Beacon Securities maintains $1.05 target price on PHM “Hard” Money Made, “Easier” Gains to Come
Normally one hears of stocks that the “easy” money has been made.
However, we believe with PHM, the opposite is the reality. Over the past
year, investors had to have faith that management could both execute
the acquisition strategy and successfully cross-sell the services.
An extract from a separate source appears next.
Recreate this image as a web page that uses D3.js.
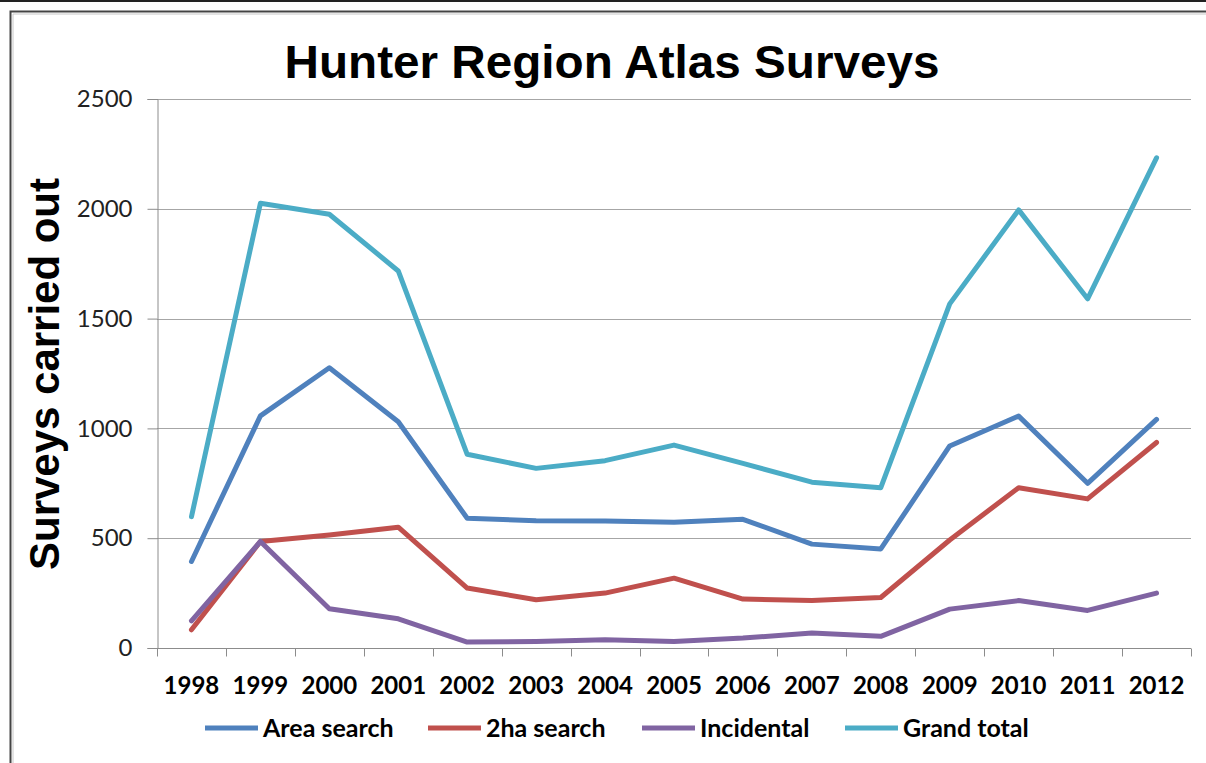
<!DOCTYPE html>
<html>
<head>
<meta charset="utf-8">
<script src="https://cdn.jsdelivr.net/npm/d3@7"></script>
<style>
  body { margin: 0; background: #fff; }
  svg { display: block; }
</style>
</head>
<body>
<div id="chart"></div>
<script>
const years = ['1998', '1999', '2000', '2001', '2002', '2003', '2004', '2005',
  '2006', '2007', '2008', '2009', '2010', '2011', '2012'];
const areaSearch = [394, 1057, 1276, 1030, 591, 580, 578, 573, 586, 473, 451, 920, 1056, 750, 1041];
const twoHaSearch = [83, 485, 515, 550, 273, 220, 250, 318, 223, 216, 230, 492, 730, 679, 936];
const incidental = [124, 485, 179, 133, 27, 30, 38, 30, 45, 68, 53, 177, 216, 171, 250];
const grandTotal = [598, 2025, 1975, 1717, 882, 818, 853, 924, 841, 755, 730, 1567, 1995, 1590, 2232];
const yTicks = [0, 500, 1000, 1500, 2000, 2500];

const seriesNames = ['Area search', '2ha search', 'Incidental', 'Grand total'];
const seriesColors = ['#4f81bd', '#c0504d', '#8064a2', '#4bacc6'];

const series = [areaSearch, twoHaSearch, incidental, grandTotal].map((values, i) => {
  return { name: seriesNames[i], color: seriesColors[i], values: values };
});

const width = 1206, height = 763;
const margin = { top: 99, right: 15, bottom: 115, left: 157 };

const svg = d3.select('#chart').append('svg')
  .attr('width', width)
  .attr('height', height);

// Frame round the picture
svg.append('line')
  .attr('x1', 0).attr('x2', width)
  .attr('y1', 1).attr('y2', 1)
  .attr('stroke', '#222')
  .attr('stroke-width', 2);
svg.append('path')
  .attr('d', `M10.5,${height} V11.5 H${width}`)
  .attr('fill', 'none')
  .attr('stroke', '#444')
  .attr('stroke-width', 2);
svg.append('path')
  .attr('d', `M13,${height} V14 H${width}`)
  .attr('fill', 'none')
  .attr('stroke', '#c8c8c8')
  .attr('stroke-width', 1);

const x = d3.scaleBand()
  .domain(years)
  .range([margin.left, width - margin.right]);

const y = d3.scaleLinear()
  .domain([0, 2500])
  .range([height - margin.bottom, margin.top]);

// Gridlines
svg.append('g')
  .selectAll('line')
  .data(yTicks.filter(d => d > 0))
  .join('line')
  .attr('x1', margin.left)
  .attr('x2', width - margin.right)
  .attr('y1', d => Math.round(y(d)) + 0.5)
  .attr('y2', d => Math.round(y(d)) + 0.5)
  .attr('stroke', '#a6a6a6')
  .attr('stroke-width', 1);

// Y axis
const yAxis = svg.append('g')
  .attr('transform', `translate(${margin.left + 0.5},0)`)
  .call(d3.axisLeft(y).tickValues(yTicks).tickSize(10).tickPadding(15).tickFormat(d3.format('d')));
yAxis.selectAll('line, path').attr('stroke', '#8c8c8c');
yAxis.selectAll('text')
  .attr('font-family', 'Lato, sans-serif')
  .attr('font-size', 24)
  .attr('fill', '#222');

// X axis, ticks on band edges
const xAxisG = svg.append('g')
  .attr('transform', `translate(0,${Math.round(y(0)) + 0.5})`);
xAxisG.append('line')
  .attr('x1', margin.left)
  .attr('x2', width - margin.right)
  .attr('stroke', '#8c8c8c');
xAxisG.selectAll('line.tick')
  .data(years.concat(['end']))
  .join('line')
  .attr('class', 'tick')
  .attr('x1', (d, i) => Math.round(margin.left + i * x.step()) + 0.5)
  .attr('x2', (d, i) => Math.round(margin.left + i * x.step()) + 0.5)
  .attr('y1', 0)
  .attr('y2', 8)
  .attr('stroke', '#8c8c8c');
xAxisG.selectAll('text')
  .data(years)
  .join('text')
  .attr('x', d => x(d) + x.bandwidth() / 2)
  .attr('y', 45)
  .attr('text-anchor', 'middle')
  .attr('font-family', 'Lato, sans-serif')
  .attr('font-weight', 'bold')
  .attr('font-size', 24)
  .attr('fill', '#000')
  .text(d => d);

// Lines
const line = d3.line()
  .x((d, i) => x(years[i]) + x.bandwidth() / 2)
  .y(d => y(d));

svg.append('g')
  .selectAll('path')
  .data(series)
  .join('path')
  .attr('d', d => line(d.values))
  .attr('fill', 'none')
  .attr('stroke', d => d.color)
  .attr('stroke-width', 5)
  .attr('stroke-linejoin', 'round')
  .attr('stroke-linecap', 'round');

// Title
svg.append('text')
  .attr('x', 612)
  .attr('y', 78)
  .attr('text-anchor', 'middle')
  .attr('font-family', '"Liberation Sans", Arial, sans-serif')
  .attr('font-weight', 'bold')
  .attr('font-size', 47)
  .attr('textLength', 655)
  .attr('lengthAdjust', 'spacingAndGlyphs')
  .text('Hunter Region Atlas Surveys');

// Y axis title
svg.append('text')
  .attr('transform', 'translate(59,374) rotate(-90)')
  .attr('text-anchor', 'middle')
  .attr('font-family', '"Liberation Sans", Arial, sans-serif')
  .attr('font-weight', 'bold')
  .attr('font-size', 42)
  .attr('textLength', 392)
  .attr('lengthAdjust', 'spacingAndGlyphs')
  .text('Surveys carried out');

// Legend
const legendX = [205, 428, 642, 845];
const legend = svg.append('g')
  .selectAll('g')
  .data(series)
  .join('g')
  .attr('transform', (d, i) => `translate(${legendX[i]},728)`);
legend.append('line')
  .attr('x1', 0)
  .attr('x2', 53)
  .attr('stroke', d => d.color)
  .attr('stroke-width', 5);
legend.append('text')
  .attr('x', 58)
  .attr('y', 9)
  .attr('font-family', 'Lato, sans-serif')
  .attr('font-weight', 'bold')
  .attr('font-size', 25)
  .attr('fill', '#000')
  .text(d => d.name);
</script>
</body>
</html>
Furthermore, at the start of its strategy, it did not have the robust balance
sheet it currently enjoys and as such, investors were diluted during FY14 as
the company raised money to execute its strategy. Meanwhile, the
valuation today on an EV/EBITDA is cheaper than it was a year ago. The
stock closed September 30, 2013 at $0.30, implying a 30x LQA (last quarter
annualized) EBITDA multiple and a P/S multiple of 4.5x. Clearly at that
time, the stock was getting a “benefit of the doubt” valuation as pertains
to future execution.
As of today, the stock trades at $0.43, implying a LQA EV/EBITDA multiple
of 6.7x and a P/S multiple of 1.7x. In our view, the stock currently trades at
a value reflective of the current cash flow with no growth. As we have
seen, with a 20%+ organic growth rate and a 50% EBITDA flow through, if
the company makes no more acquisitions, it should be at a run-rate of $43
million in revenue and $12.5 million EBITDA. That would imply a valuation
of 5x EBITDA and 1.4x sales. Given we know it going to make additional
acquisitions with its $25 million in cash (assume $32 million in revenue and
$8 million in EBITDA in all-cash deals), then the company could be at ~$70
million in sales and $21 million of EBITDA a year from now. That would
imply a valuation of 1.1x P/S and 3.9x EBITDA, assuming the share count
increases because of the exercise of the warrants.
As we have detailed, we believe PHM should be getting a greater “benefit
of the doubt” valuation because of its better-than-expected execution as
witnessed by the organic growth and the actual 50% EBITDA flow through
and the fact the market is still VERY conducive to growth – the reason why
investors were willing to assign a higher multiple a year ago.
The risk-return, in our view, remains excellent. We maintain our Buy
recommendation and $1.05 target price.